===== SUPPLIED MATERIAL =====

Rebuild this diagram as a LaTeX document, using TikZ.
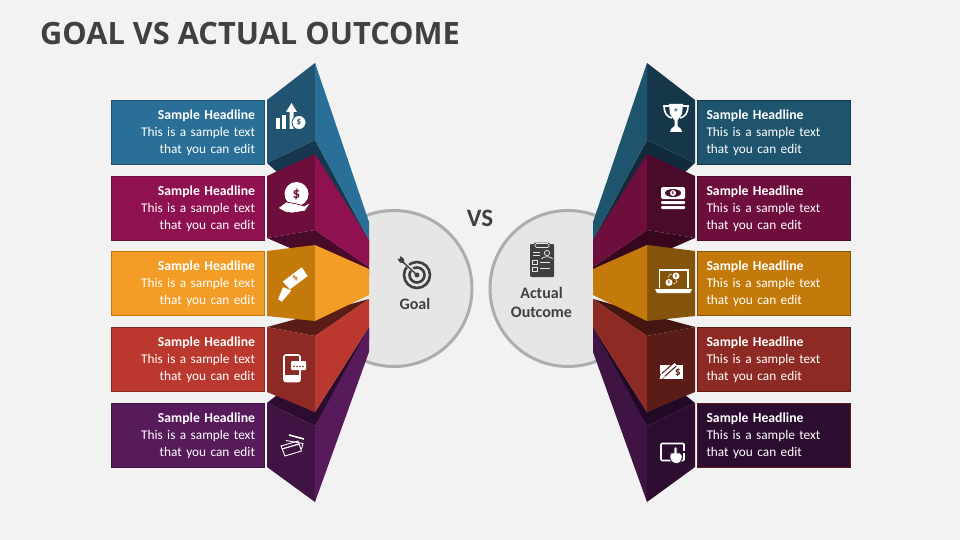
\documentclass[tikz,border=0pt]{standalone}
\usepackage{fontspec}
\setmainfont{Carlito}
\newfontfamily\titlefont{Open Sans}
\definecolor{pagebg}{HTML}{F2F2F2}
\definecolor{ringfill}{HTML}{E6E6E6}
\definecolor{ringline}{HTML}{ADADAD}
\definecolor{inkgray}{HTML}{404040}
\definecolor{Lblue}{HTML}{2A6F97}\definecolor{Lblues}{HTML}{215470}\definecolor{Lblued}{HTML}{16374D}
\definecolor{Lmag}{HTML}{8F1150}\definecolor{Lmags}{HTML}{6E0E3D}\definecolor{Lmagd}{HTML}{4A0A29}
\definecolor{Lora}{HTML}{F39C26}\definecolor{Loras}{HTML}{C47A0B}\definecolor{Lorad}{HTML}{83540A}
\definecolor{Lred}{HTML}{BA382E}\definecolor{Lreds}{HTML}{8C2A23}\definecolor{Lredd}{HTML}{5A1C17}
\definecolor{Lpur}{HTML}{571A5B}\definecolor{Lpurs}{HTML}{3F1342}\definecolor{Lpurd}{HTML}{2C0D30}
\definecolor{Rblue}{HTML}{1F546F}\definecolor{Rblues}{HTML}{16374A}\definecolor{Rblued}{HTML}{112B3A}
\definecolor{Rmag}{HTML}{6E0E3D}\definecolor{Rmags}{HTML}{4A0A29}\definecolor{Rmagd}{HTML}{37071E}
\definecolor{Rora}{HTML}{C47A0B}\definecolor{Roras}{HTML}{83540A}\definecolor{Rorad}{HTML}{5E3C07}
\definecolor{Rred}{HTML}{8C2A23}\definecolor{Rreds}{HTML}{5A1C17}\definecolor{Rredd}{HTML}{451511}
\definecolor{Rpur}{HTML}{3F1342}\definecolor{Rpurs}{HTML}{2C0D30}\definecolor{Rpurd}{HTML}{200A24}
\newcommand{\bannertext}{\rule{0pt}{12pt}{\bfseries\fontsize{13.7}{17}\selectfont Sample Headline}\\This is a sample text\\that you can edit}
\tikzstyle{banner}=[draw, line width=0.8pt, minimum width=153pt, minimum height=64pt, inner xsep=9pt, text width=135pt, text=white, font=\fontsize{13.3}{17}\selectfont]
\tikzstyle{ico}=[fill=white, draw=none]
\tikzstyle{icoline}=[draw=white, line width=1.6pt, fill=none]
\tikzstyle{coin}=[font=\bfseries\fontsize{9}{9}\selectfont, inner sep=0pt]
\tikzstyle{ringlabel}=[font=\bfseries\fontsize{16}{19}\selectfont, text=inkgray, align=center]
\begin{document}
\begin{tikzpicture}[x=1pt, y=-1pt]
\useasboundingbox (0,0) rectangle (960,540);
\fill[pagebg] (0,0) rectangle (960,540);
\node[anchor=west, inner sep=0pt, text=inkgray, font=\titlefont\bfseries\fontsize{30.75}{31}\selectfont] (title) at (40,34) {GOAL VS ACTUAL OUTCOME};
\node[inner sep=0pt, text=inkgray, font=\bfseries\fontsize{25}{25}\selectfont] (versus) at (480,218) {VS};
\node[circle, draw=ringline, fill=ringfill, line width=3pt, minimum size=156pt] (goal) at (394,288.5) {};
\node[circle, draw=ringline, fill=ringfill, line width=3pt, minimum size=156pt] (actual) at (568,288.5) {};
\node[ringlabel] (goaltext) at (415,303.5) {Goal};
\node[ringlabel] (actualtext) at (541.5,302.5) {Actual\\Outcome};
\foreach \sd/\ox/\ux in {L/0/1, R/962/-1} {
  \begin{scope}[shift={(\ox,0)}, x=\ux pt]
    \fill[\sd blued] (267,163) -- (315,140) -- (369,240) -- (369,262) -- (315,165) -- (277,172) -- cycle;
    \fill[\sd blues] (267,100) -- (315,63) -- (315,140) -- (267,163) -- cycle;
    \fill[\sd blue] (315,63) -- (369,222) -- (369,240) -- (315,140) -- cycle;
    \fill[\sd magd] (267,238) -- (315,230) -- (369,267) -- (369,275) -- (315,248) -- (290,248) -- cycle;
    \fill[\sd mags] (267,176) -- (315,154) -- (315,230) -- (267,238) -- cycle;
    \fill[\sd mag] (315,154) -- (369,240) -- (369,267) -- (315,230) -- cycle;
    \fill[\sd purd] (267,403) -- (277,395) -- (315,412) -- (369,327) -- (369,340) -- (315,426) -- cycle;
    \fill[\sd purs] (267,403) -- (315,426) -- (315,502) -- (267,467) -- cycle;
    \fill[\sd pur] (315,426) -- (369,327) -- (369,352) -- (315,502) -- cycle;
    \fill[\sd redd] (267,327) -- (315,314) -- (369,299) -- (315,336) -- cycle;
    \fill[\sd reds] (267,327) -- (315,336) -- (315,412) -- (267,392) -- cycle;
    \fill[\sd red] (315,336) -- (369,299) -- (369,327) -- (315,412) -- cycle;
    \fill[\sd oras] (267,251) -- (315,245) -- (315,321) -- (267,316) -- cycle;
    \fill[\sd ora] (315,245) -- (369,269) -- (369,295) -- (315,321) -- cycle;
  \end{scope}
}
\node[banner, fill=Lblue, draw=Lblues, align=right] (goal1) at (187.5,132) {\bannertext};
\node[banner, fill=Lmag, draw=Lmags, align=right] (goal2) at (187.5,208) {\bannertext};
\node[banner, fill=Lora, draw=Loras, align=right] (goal3) at (187.5,283) {\bannertext};
\node[banner, fill=Lred, draw=Lreds, align=right] (goal4) at (187.5,359) {\bannertext};
\node[banner, fill=Lpur, draw=Lpurs, align=right] (goal5) at (187.5,435) {\bannertext};
\node[banner, fill=Rblue, draw=Rblues, align=left] (actual1) at (774,132) {\bannertext};
\node[banner, fill=Rmag, draw=Rmags, align=left] (actual2) at (774,208) {\bannertext};
\node[banner, fill=Rora, draw=Roras, align=left] (actual3) at (774,283) {\bannertext};
\node[banner, fill=Rred, draw=Rreds, align=left] (actual4) at (774,359) {\bannertext};
\node[banner, fill=Rpurs, draw=Rreds, align=left] (actual5) at (774,435) {\bannertext};
% goal icons
\fill[ico] (276,118) rectangle (279.5,129);
\fill[ico] (282,115) rectangle (286,129);
\fill[ico] (289.5,129) -- (289.5,112) -- (286,112) -- (291.5,103) -- (297,112) -- (293.5,112) -- (293.5,129) -- cycle;
\node[circle, fill=white, draw=Lblues, line width=0.8pt, minimum size=14pt, text=Lblues, coin] (chartcoin) at (299,122.5) {\$};
\node[circle, fill=white, minimum size=24pt, text=Lmags, coin, font=\bfseries\fontsize{15}{15}\selectfont] (handcoin) at (296.5,194) {\$};
\fill[ico, draw=Lmags, line width=0.7pt] (278,208) -- (286,202) -- (297,204) -- (304,206) -- (311,202) -- (305,211) -- (292,213) -- (285,212) -- cycle;
\fill[ico] (282.7,281.7) -- (301.7,267.3) -- (307.7,276) -- (290,289.3) -- cycle;
\node[rotate=37, text=Loras, coin] (billmark) at (295.2,278.3) {\$};
\fill[ico, draw=Loras, line width=0.6pt] (277.7,299.3) -- (282.7,286.7) -- (291.7,290) -- (290,293) -- (281.7,302.3) -- cycle;
\draw[icoline, rounded corners=2pt] (300,361) -- (300,355) -- (284,355) -- (284,381.5) -- (300,381.5) -- (300,370);
\fill[ico] (284,375) rectangle (300,381.5);
\fill[ico, rounded corners=1pt] (291,361) rectangle (306,370);
\foreach \dotx in {294,297,300,303} { \fill[Lreds] (\dotx,366.5) circle (0.8pt); }
\draw[draw=white, line width=0.9pt] (281,446) -- (298,441) -- (301.5,451) -- (285,456) -- cycle;
\draw[draw=white, line width=1.2pt] (282,449) -- (299,444);
\draw[draw=white, line width=0.9pt] (286,440.5) -- (303,443.5) -- (301.5,449);
\draw[draw=white, line width=1.6pt] (289,435) -- (304,439);
% actual icons
\fill[ico] (669,104) -- (683,104) -- (682,114) -- (677.5,120.5) -- (677.5,126) -- (681,129) -- (682,132) -- (670,132) -- (671,129) -- (674.5,126) -- (674.5,120.5) -- (670,114) -- cycle;
\draw[icoline] (669,106) -- (664,106) .. controls (664,113) and (667,117) .. (672,118);
\draw[icoline] (683,106) -- (688,106) .. controls (688,113) and (685,117) .. (680,118);
\node[text=Rblues, inner sep=0pt, font=\fontsize{9}{9}\selectfont] (trophystar) at (676,110) {$\star$};
\fill[ico, rounded corners=1.5pt] (661,187) rectangle (685,199);
\fill[Rmags] (673,193) ellipse (8pt and 4pt);
\node[circle, fill=white, minimum size=6pt, inner sep=0pt, text=Rmags, font=\bfseries\fontsize{5}{5}\selectfont] (stackcoin) at (673,193) {\$};
\fill[ico, rounded corners=1pt] (661,201) rectangle (685,204);
\fill[ico, rounded corners=1pt] (661,206) rectangle (685,209);
\draw[icoline] (659.5,288) -- (659.5,270) -- (688,270) -- (688,288);
\fill[ico] (655,289) -- (692,289) -- (690,293) -- (657,293) -- cycle;
\node[circle, fill=white, minimum size=7pt, inner sep=0pt, text=Roras, font=\bfseries\fontsize{5}{5}\selectfont] (laptopcoina) at (676,276) {\$};
\node[circle, fill=white, minimum size=7pt, inner sep=0pt, text=Roras, font=\bfseries\fontsize{5}{5}\selectfont] (laptopcoinb) at (669,282.5) {\$};
\draw[draw=white, line width=0.5pt] (668,277.5) .. controls (668.5,275) and (670,274) .. (672,274) (677,280) .. controls (677,282) and (675.5,284) .. (673,284);
\fill[ico] (659.5,365) rectangle (683,379);
\draw[Rreds, line width=5pt] (661,377) -- (675,364.5);
\draw[white, line width=2.6pt] (661,377) -- (675.5,364);
\fill[white] (661.5,373) -- (665,377) -- (659.5,379) -- cycle;
\node[text=Rreds, coin, font=\bfseries\fontsize{11}{11}\selectfont] (chequemark) at (678,372.5) {\$};
\draw[icoline, rounded corners=1pt] (661,443.5) rectangle (684,460.5);
\fill[ico, draw=Rpurs, line width=0.7pt] (670,458) .. controls (669,452) and (673,452) .. (674,453) -- (674,448) .. controls (674,446) and (677,446) .. (677,448) -- (677,453) .. controls (681,452) and (683,455) .. (682,459) .. controls (681,465) and (672,466) .. (670,458) -- cycle;
\draw[draw=Rpurs, line width=2pt] (684,451) -- (684,453);
% ring icons
\draw[inkgray, line width=2.6pt] (417,275) circle (13pt);
\draw[inkgray, line width=2.6pt] (417,275) circle (7.5pt);
\fill[inkgray] (417,275) circle (2.5pt);
\draw[draw=ringfill, line width=3pt] (415,272.5) -- (406,264);
\draw[inkgray, line width=1.4pt] (417,275) -- (403,262);
\fill[inkgray] (404,263.5) -- (400,262.5) -- (397.5,259) -- (400,258.5) -- (400.5,256) -- (404,259) -- cycle;
\fill[inkgray, rounded corners=1pt] (530,244) rectangle (554,277);
\fill[inkgray, rounded corners=2pt] (534,242.5) rectangle (550,249);
\draw[ringfill, line width=0.7pt, rounded corners=1.5pt] (535,243.5) rectangle (549,247.5);
\fill[ringfill] (532.5,252) rectangle (540,253);
\fill[ringfill] (532.5,255) rectangle (540,256);
\draw[ringfill, line width=0.8pt] (547,253) circle (2.6pt) (541.5,259) .. controls (542,256) and (552,256) .. (552.5,259);
\draw[ringfill, line width=0.8pt] (532.5,260.5) rectangle (537,264.5) (532.5,267) rectangle (537,271);
\fill[ringfill] (540,262) rectangle (550,263);
\fill[ringfill] (540,268) rectangle (550,269);
\end{tikzpicture}
\end{document}
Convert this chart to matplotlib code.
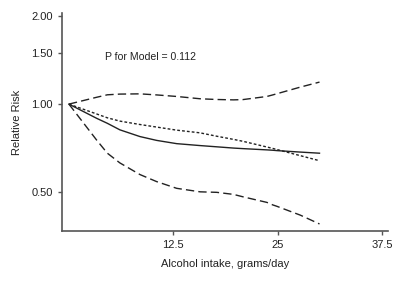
import numpy as np
import matplotlib.pyplot as plt
from matplotlib.ticker import FixedLocator, NullLocator

# alcohol intake, grams/day
dose = [0, 3.3, 4.6, 6.1, 8.5, 10.5, 12.9, 15.7, 17.7, 19.7, 20.8, 23.7, 24.4, 24.9, 27.7, 30]

rr_spline = [1.0, 0.895, 0.860, 0.817, 0.775, 0.752, 0.733, 0.722, 0.715, 0.708, 0.705, 0.698, 0.696, 0.694, 0.686, 0.680]
rr_linear = [1.0, 0.926, 0.898, 0.875, 0.852, 0.835, 0.815, 0.798, 0.777, 0.758, 0.747, 0.714, 0.706, 0.700, 0.667, 0.641]
ci_upper = [1.0, 1.055, 1.076, 1.082, 1.084, 1.075, 1.062, 1.043, 1.037, 1.034, 1.036, 1.062, 1.075, 1.085, 1.143, 1.189]
ci_lower = [1.0, 0.755, 0.680, 0.630, 0.575, 0.544, 0.516, 0.502, 0.500, 0.492, 0.483, 0.462, 0.453, 0.448, 0.418, 0.390]

xticks = [12.5, 25, 37.5]
xtick_labels = ["12.5", "25", "37.5"]
yticks = [0.5, 1.0, 1.5, 2.0]
ytick_labels = ["0.50", "1.00", "1.50", "2.00"]

plt.rcParams['font.family'] = ['Liberation Sans', 'DejaVu Sans']

fig = plt.figure(figsize=(4, 2.91), dpi=100)
ax = fig.add_axes([0.155, 0.205, 0.815, 0.749])

ax.plot(dose, rr_spline, color='#222222', lw=1.0)
ax.plot(dose, rr_linear, color='#222222', lw=1.0, dashes=(2, 1.5))
ax.plot(dose, ci_upper, color='#222222', lw=1.0, dashes=(6, 3))
ax.plot(dose, ci_lower, color='#222222', lw=1.0, dashes=(6, 3))

ax.set_yscale('log')
ax.set_xlim(-0.83, 38.2)
ax.set_ylim(0.368, 2.04)
ax.yaxis.set_major_locator(FixedLocator(yticks))
ax.yaxis.set_minor_locator(NullLocator())
ax.set_yticklabels(ytick_labels)
ax.set_xticks(xticks)
ax.set_xticklabels(xtick_labels)

ax.text(4.3, 1.45, "P for Model = 0.112", fontsize=7.6, va='center', ha='left', color='#222222')

ax.set_xlabel("Alcohol intake, grams/day", fontsize=8, color='#222222', labelpad=6)
ax.set_ylabel("Relative Risk", fontsize=8, color='#222222', labelpad=7)

for side in ['top', 'right']:
    ax.spines[side].set_visible(False)
for side in ['left', 'bottom']:
    ax.spines[side].set_color('#555555')
    ax.spines[side].set_linewidth(1.2)
ax.tick_params(axis='both', labelsize=8, colors='#555555', labelcolor='#222222', length=3, width=1)

fig.savefig("out.png", dpi=100)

=====

(EXERCISE INSTRUCTIONS): Find the word "matplotlib" in the material, then list each line that holds it.

(RESULT FOR THIS EXERCISE):
Convert this chart to matplotlib code.
import matplotlib.pyplot as plt
from matplotlib.ticker import FixedLocator, NullLocator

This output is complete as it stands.